The practical plan is to train rabbis and cantors to be leaders who can balance their knowledge with the needs of contemporary Jews, and to focus on more systematic coordination among the five schools of JTS: the rabbinical school, cantorial school, graduate school, Davidson Graduate School of Education and List College of Jewish Studies, affiliated with Columbia University.

A 30-page strategic plan outlines broad strategies for reorganization and extended engagement with the community, including service through scholarship; making use of campus synergy through interdisciplinary shared learning; partnerships with a wide range of other schools and programs in New York City; and reaching new types of students, primarily through adult education programs at JTS.

In general, the emphasis is on responding to financial constraints with innovation and partnerships, both within JTS, with other institutions and with funding foundations.

“We as a community have been inadequate in fashioning institutions,” Eisen says, adding that JTS has not been sufficiently “hands-on and entrepreneurial.”

The school’s current academic structure will be “significantly streamlined,” according to the plan, with core courses created in each of four main areas of study, including a “state-of-the-art approach to leadership education.”
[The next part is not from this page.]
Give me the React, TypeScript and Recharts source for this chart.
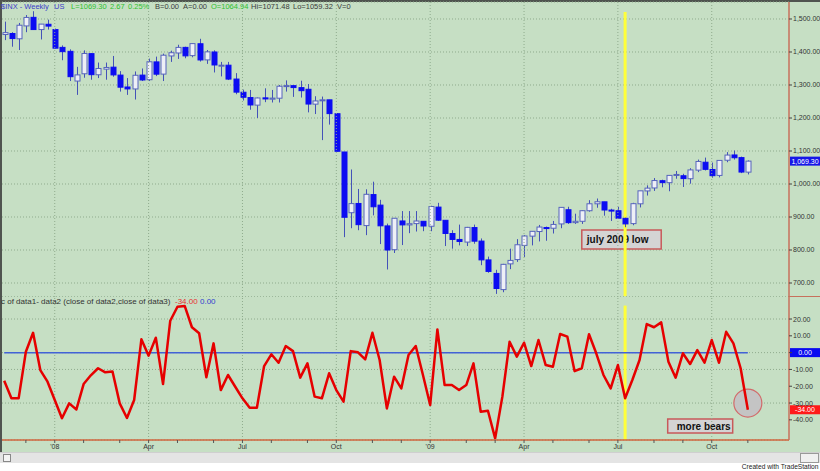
import React from "react";
import {
  ComposedChart,
  LineChart,
  Bar,
  Line,
  XAxis,
  YAxis,
  CartesianGrid,
  ReferenceLine,
  ReferenceArea,
  ReferenceDot,
} from "recharts";

const FONT = "'Liberation Sans', Arial, sans-serif";
const GREEN = "#c6dfc4";
const GRID = "#8fab8d";
const AXIS_RED = "#c7705c";
const WICK = "#4452b8";
const UP_FILL = "#eef0f6";
const UP_STROKE = "#5664bc";
const DOWN_FILL = "#0c0cf2";
const TICK = { fill: "#333", fontSize: 7, fontFamily: FONT };

// weekly bars, first one ends Fri 2007-11-16
const WEEK_START = Date.UTC(2007, 10, 16);

const OPEN = [
  1453, 1456, 1440, 1479, 1505, 1468, 1484, 1468, 1414, 1402, 1312, 1334, 1395, 1331, 1348, 1354,
  1330, 1294, 1288, 1330, 1316, 1370, 1333, 1388, 1397, 1414, 1389, 1425, 1376, 1400, 1360, 1360,
  1318, 1278, 1262, 1239, 1261, 1257, 1260, 1296, 1298, 1292, 1287, 1242, 1252, 1255, 1213, 1097,
  913, 941, 874, 968, 936, 873, 801, 888, 876, 880, 887, 872, 930, 890, 850, 832,
  824, 868, 827, 770, 729, 680, 758, 771, 814, 842, 856, 868, 866, 879, 922, 883,
  887, 919, 940, 946, 921, 919, 896, 880, 940, 979, 988, 1010, 1004, 1026, 1025, 1016,
  1042, 1066, 1044, 1026, 1072, 1088, 1080, 1036,
];
const HIGH = [
  1492, 1460, 1488, 1512, 1523.6, 1485, 1498, 1471, 1420, 1408, 1355, 1405, 1396, 1368, 1368, 1388,
  1342, 1321, 1341, 1350, 1380, 1386, 1395, 1404, 1422, 1416, 1426, 1440, 1406, 1405, 1370, 1370,
  1336, 1286, 1285, 1262, 1290, 1285, 1300, 1314, 1300, 1313, 1303, 1266, 1265, 1255, 1215, 1097,
  1044, 985, 984, 1007, 952, 880, 897, 918, 918, 918, 887, 934, 943, 890, 860, 877,
  870, 877, 835, 780, 740, 758, 804, 833, 845, 857, 876, 871, 888, 930, 931, 910,
  920, 951, 956, 946, 925, 931, 898, 943, 979, 996, 1018, 1013, 1027, 1039.5, 1031, 1048,
  1074, 1080, 1065, 1071.5, 1096.6, 1101.4, 1083, 1071.5,
];
const LOW = [
  1436, 1416, 1406, 1460, 1467, 1438, 1468, 1411, 1375, 1312, 1270, 1322, 1316, 1321, 1316, 1325,
  1280, 1270, 1256, 1312, 1312, 1327, 1312, 1370, 1379, 1381, 1384, 1371, 1364, 1338, 1326, 1315,
  1272, 1253, 1225, 1200, 1248, 1247, 1247, 1280, 1264, 1262, 1217, 1212, 1133, 1180, 1098, 839,
  866, 860, 845, 905, 818, 741, 791, 815, 851, 856, 857, 857, 888, 812, 804, 814,
  812, 819, 754, 731, 667, 672, 742, 764, 779, 814, 826, 828, 850, 866, 879, 879,
  879, 916, 928, 904, 888, 895, 869, 875, 929, 965, 979, 990, 978, 1016, 991, 1001,
  1036, 1041, 1019, 1020, 1066, 1074, 1033, 1029,
];
const CLOSE = [
  1458.7, 1440.7, 1481.1, 1504.7, 1468.0, 1484.5, 1478.5, 1411.6, 1401.0, 1325.2, 1330.6, 1395.4,
  1331.3, 1350.0, 1353.1, 1330.6, 1293.4, 1288.1, 1329.5, 1315.2, 1370.4, 1332.8, 1390.3, 1397.8,
  1413.9, 1388.3, 1425.4, 1375.9, 1400.4, 1360.7, 1360.0, 1317.9, 1278.4, 1262.9, 1239.5, 1260.7,
  1257.8, 1260.3, 1296.3, 1298.2, 1292.2, 1282.8, 1242.3, 1251.7, 1255.1, 1213.3, 1099.2, 899.2,
  940.6, 876.8, 968.8, 931.0, 873.3, 800.0, 896.2, 876.1, 879.7, 887.9, 872.8, 931.8,
  890.4, 850.1, 832.0, 825.9, 868.6, 826.8, 770.1, 735.1, 683.4, 756.6, 768.5, 815.9,
  842.5, 856.6, 869.6, 866.2, 877.5, 929.2, 882.9, 887.0, 919.1, 940.1, 946.2, 921.2,
  918.9, 896.4, 879.1, 940.4, 979.3, 987.5, 1010.5, 1004.1, 1026.1, 1028.9, 1016.4, 1042.7,
  1068.3, 1044.4, 1025.2, 1071.5, 1087.7, 1079.6, 1036.2, 1069.3,
];
// data1 - data2 oscillator
const OSC = [
  -16.7, -27.2, -27.2, 0.5, 11.8, -10.4, -17.3, -28.2, -39.1, -30.2,
  -33.8, -18.7, -13.5, -9.3, -11.7, -11.2, -30.2, -38.9, -28.2, 7.9,
  -1.8, 8.9, -18.7, 19.0, 27.3, 27.8, 15.1, 11.5, -14.7, 5.5,
  -22.3, -13.3, -20.3, -27.2, -32.8, -32.8, -8.0, -1.0, -6.0, 3.9,
  0.9, -14.9, -6.4, -26.2, -27.2, -12.3, -22.3, -29.2, 0.9, 0.2,
  -4.0, 11.8, -4.4, -33.2, -14.3, -21.3, -1.4, 3.9, -13.3, -31.2,
  13.8, -19.3, -19.3, -22.3, -19.3, -6.4, -35.2, -34.6, -51.0, -26.2,
  6.5, -2.4, 5.9, -8.0, 7.5, -7.4, -8.4, 11.1, 9.5, -11.0,
  -9.3, 10.9, -0.4, -13.3, -21.3, -7.4, -27.2, -16.3, -4.4, 17.0,
  15.1, 18.0, -5.4, -14.9, -0.4, -6.8, 1.5, -6.0, 7.5, -6.0,
  12.4, 5.5, -9.3, -34.0,
];

const PRICE_TICKS = [700, 800, 900, 1000, 1100, 1200, 1300, 1400, 1500];
const OSC_TICKS = [-40, -30, -20, -10, 0, 10, 20];
const QUARTER_NAMES: Record<number, string> = { 3: "Apr", 6: "Jul", 9: "Oct" };
const JULY_LOW = 86;

const X_DOMAIN = [-0.305, 108.7];

const weekDate = (i: number) => new Date(WEEK_START + i * 7 * 86400000);
const MONTH_STARTS = OPEN.map((_, i) => i).filter(
  (i) => i > 0 && weekDate(i).getUTCMonth() !== weekDate(i - 1).getUTCMonth()
);
const QUARTER_STARTS = MONTH_STARTS.filter((i) => weekDate(i).getUTCMonth() % 3 === 0);
const monthLabel = (i: number) => {
  const d = weekDate(i);
  const m = d.getUTCMonth();
  if (m === 0) return "'" + String(d.getUTCFullYear()).slice(2);
  return QUARTER_NAMES[m] ?? "";
};

const candles = OPEN.map((o, i) => ({
  i,
  open: o,
  high: HIGH[i],
  low: LOW[i],
  close: CLOSE[i],
  range: [LOW[i], HIGH[i]],
}));
const osc = OSC.map((v, i) => ({ i, osc: v, zero: 0 }));

const fmtPrice = (v: number) =>
  v.toLocaleString("en-US", { minimumFractionDigits: 2, maximumFractionDigits: 2 });

function Candle(props: any) {
  const { x, y, width, height, payload } = props;
  if (!payload) return null;
  const { open, close, high, low } = payload;
  const k = high > low ? height / (high - low) : 0;
  const cx = Math.round(x + width / 2) + 0.5;
  const yO = y + (high - open) * k;
  const yC = y + (high - close) * k;
  const up = close >= open;
  const top = Math.min(yO, yC);
  const h = Math.max(Math.abs(yC - yO), 1);
  return (
    <g>
      <line x1={cx} x2={cx} y1={y} y2={y + height} stroke={WICK} strokeWidth={1} />
      <rect
        x={cx - 2.5}
        y={top}
        width={5}
        height={h}
        fill={up ? UP_FILL : DOWN_FILL}
        stroke={up ? UP_STROKE : DOWN_FILL}
        strokeWidth={1}
      />
    </g>
  );
}

function Tag({ viewBox, caption, color }: any) {
  if (!viewBox) return null;
  const x = viewBox.x + viewBox.width + 1;
  const y = viewBox.y;
  return (
    <g>
      <rect x={x} y={y - 4.5} width={30} height={9} fill={color} />
      <text x={x + 15} y={y + 2.5} textAnchor="middle" fontSize={7} fill="#fff" fontFamily={FONT}>
        {caption}
      </text>
    </g>
  );
}

function BoxText({ viewBox, caption, pad }: any) {
  if (!viewBox) return null;
  return (
    <text
      x={viewBox.x + pad}
      y={viewBox.y + viewBox.height / 2 + 3.6}
      fontSize={10}
      fontWeight="bold"
      fill="#111"
      fontFamily={FONT}
    >
      {caption}
    </text>
  );
}

const span = (left: number, top: number, color: string, text: string, size = 7.5) => (
  <span
    style={{
      position: "absolute",
      left,
      top,
      color,
      fontSize: size,
      lineHeight: `${size}px`,
      fontFamily: FONT,
      whiteSpace: "nowrap",
    }}
  >
    {text}
  </span>
);

export default function App() {
  return (
    <div
      style={{
        position: "absolute",
        left: 0,
        top: 0,
        width: 820,
        height: 471,
        background: "#fff",
        overflow: "hidden",
      }}
    >
      <div style={{ position: "absolute", left: 0, top: 0, width: 820, height: 452, background: GREEN }} />
      <div style={{ position: "absolute", left: 0, top: 0, width: 820, height: 2, background: "#4f544f" }} />
      <div style={{ position: "absolute", left: 0, top: 0, width: 2, height: 452, background: "#4f544f" }} />

      <div style={{ position: "absolute", left: 0, top: 0 }}>
        <ComposedChart width={820} height={297} data={candles} margin={{ top: 2, right: 0, left: 2, bottom: 0 }}>
          <CartesianGrid vertical={false} stroke={GRID} strokeDasharray="1 2" />
          <XAxis type="number" dataKey="i" domain={X_DOMAIN} hide />
          <YAxis
            orientation="right"
            width={31}
            domain={[657.6, 1551.5]}
            ticks={PRICE_TICKS}
            tickFormatter={fmtPrice}
            tick={TICK}
            tickSize={3}
            tickMargin={1}
            tickLine={{ stroke: "#444" }}
            axisLine={{ stroke: AXIS_RED, strokeWidth: 1.5 }}
          />
          {QUARTER_STARTS.map((q) => (
            <ReferenceLine key={q} x={q} stroke={GRID} strokeDasharray="1 2" />
          ))}
          <ReferenceArea
            x1={80}
            x2={91}
            y1={803}
            y2={861}
            fill="#d4d4d4"
            fillOpacity={1}
            stroke="#c85a5a"
            strokeWidth={1.5}
            zIndex={200}
            label={<BoxText caption="july 2009 low" pad={5} />}
          />
          <ReferenceLine
            segment={[
              { x: JULY_LOW, y: 1521 },
              { x: JULY_LOW, y: 660 },
            ]}
            stroke="#ffff3a"
            strokeWidth={3}
            zIndex={250}
          />
          <Bar dataKey="range" barSize={6} shape={<Candle />} isAnimationActive={false} />
          <ReferenceLine
            y={CLOSE[CLOSE.length - 1]}
            stroke="none"
            label={<Tag caption={fmtPrice(CLOSE[CLOSE.length - 1])} color="#1616e8" />}
          />
        </ComposedChart>
      </div>

      <div style={{ position: "absolute", left: 789, top: 296, width: 31, height: 1, background: AXIS_RED }} />

      <div style={{ position: "absolute", left: 0, top: 296 }}>
        <LineChart width={820} height={160} data={osc} margin={{ top: 0, right: 0, left: 2, bottom: 0 }}>
          <CartesianGrid vertical={false} stroke={GRID} strokeDasharray="1 2" />
          <XAxis
            type="number"
            dataKey="i"
            domain={X_DOMAIN}
            ticks={MONTH_STARTS}
            interval={0}
            tickFormatter={monthLabel}
            height={16}
            tick={TICK}
            tickSize={3}
            tickMargin={1}
            tickLine={{ stroke: "#555" }}
            axisLine={{ stroke: "#d0663f", strokeWidth: 1.5 }}
          />
          <YAxis
            orientation="right"
            width={31}
            domain={[-52.0, 33.7]}
            ticks={OSC_TICKS}
            tickFormatter={(v: number) => (v === 0 ? "" : v.toFixed(2))}
            tick={TICK}
            tickSize={3}
            tickMargin={1}
            tickLine={{ stroke: "#444" }}
            axisLine={{ stroke: AXIS_RED, strokeWidth: 1.5 }}
          />
          {QUARTER_STARTS.map((q) => (
            <ReferenceLine key={q} x={q} stroke={GRID} strokeDasharray="1 2" />
          ))}
          <ReferenceArea
            x1={91.9}
            x2={100.9}
            y1={-47.9}
            y2={-39.5}
            fill="#d4d4d4"
            fillOpacity={1}
            stroke="#c85a5a"
            strokeWidth={1.5}
            label={<BoxText caption="more bears" pad={9} />}
          />
          <ReferenceLine
            segment={[
              { x: JULY_LOW, y: 28 },
              { x: JULY_LOW, y: -52 },
            ]}
            stroke="#ffff3a"
            strokeWidth={3}
            zIndex={250}
          />
          <ReferenceDot
            x={103}
            y={-30}
            r={14}
            fill="#c4c4c4"
            stroke="#d26a6a"
            strokeWidth={1.2}
            zIndex={350}
          />
          <Line
            type="linear"
            dataKey="zero"
            stroke="#4262d6"
            strokeWidth={1.5}
            dot={false}
            isAnimationActive={false}
          />
          <Line
            type="linear"
            dataKey="osc"
            stroke="#e60000"
            strokeWidth={2.5}
            strokeLinejoin="round"
            dot={false}
            isAnimationActive={false}
          />
          <ReferenceLine y={0} stroke="none" label={<Tag caption="0.00" color="#0a0af0" />} />
          <ReferenceLine
            y={OSC[OSC.length - 1]}
            stroke="none"
            label={<Tag caption={OSC[OSC.length - 1].toFixed(2)} color="#ff1a1a" />}
          />
        </LineChart>
      </div>

      {span(1, 3, "#3c3cc8", "$INX - Weekly")}
      {span(54, 3, "#3c3cc8", "US")}
      {span(71, 3, "#2fbf2f", "L=1069.30")}
      {span(110, 3, "#2fbf2f", "2.67")}
      {span(128, 3, "#2fbf2f", "0.25%")}
      {span(155, 3, "#3a3a3a", "B=0.00")}
      {span(183, 3, "#3a3a3a", "A=0.00")}
      {span(211, 3, "#2fbf2f", "O=1064.94")}
      {span(251, 3, "#3a3a3a", "Hi=1071.48")}
      {span(293, 3, "#3a3a3a", "Lo=1059.32")}
      {span(337, 3, "#3a3a3a", "V=0")}

      {span(1, 298, "#333", "c of data1- data2 (close of data2,close of data3)", 8)}
      {span(175, 298, "#e83030", "-34.00", 8)}
      {span(200, 298, "#3040d0", "0.00", 8)}

      <div style={{ position: "absolute", left: 0, top: 452, width: 820, height: 10, background: "#e4e4e4", borderTop: "1px solid #cfcfcf" }} />
      <div style={{ position: "absolute", left: 3, top: 454, width: 6, height: 6, border: "1px solid #888", background: "#f4f4f4" }} />
      <div style={{ position: "absolute", left: 800, top: 453, width: 17, height: 8, border: "1px solid #999", background: "#f0f0f0" }} />
      <div
        style={{
          position: "absolute",
          right: 2,
          top: 463,
          fontSize: 8,
          lineHeight: "8px",
          fontFamily: FONT,
          color: "#222",
          transform: "scaleX(0.83)",
          transformOrigin: "right",
          whiteSpace: "nowrap",
        }}
      >
        Created with TradeStation
      </div>
    </div>
  );
}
List College of Jewish Studies (undergraduate) and the Graduate School will be directed by one dean, Shuly Rubin Schwartz, current dean of List College. The rabbinical and cantorial schools will operate under one dean, Rabbi Daniel Nevins, current dean of the rabbinical school.

The subtext here is that with the Conservative movement long plagued by lack of coordination among its many branches, including the United Synagogue, Rabbinical Assembly and JTS, Eisen appears to be broadening the scope of JTS by bringing more of the educational arm of the movement under its wing.

The Head And The Heart

In the end, it remains to be seen whether Eisen can reinvigorate his movement.

His most ambitious project to date has been an initiative, complete with curricula, for congregations to focus on mitzvot — their meaning and application today. He says it has had much success, with several dozen congregations sponsoring weekly discussions on what it means to be commanded in the 21st century.

Aside from leading to increased personal observance for some participants, Eisen says another objective was to blend text study and practical application, and for the rabbis themselves to talk openly about their own views on mitzvot.

More congregations are initiating the program and there are plans for a stage two for congregations that completed it. Eisen likes the idea of synagogues taking on a particular cause, be it feeding the poor or establishing a chevra kadisha, and making it their own “signature” mitzvah.

In the meantime, it is clear that he sees the new strategic plan as the centerpiece of his chancellorship. It reflects, as does the mitzvah project, his attempt to combine the head and the heart in reaching both professional Jews (rabbis, cantors, teachers) and laymen in a mix of study and action to deepen one’s Jewishness and humanity.

“We dare not fail to respond with all the boldness and experience at our command,” he said in closing his commencement speech Monday. “Let’s get to it.”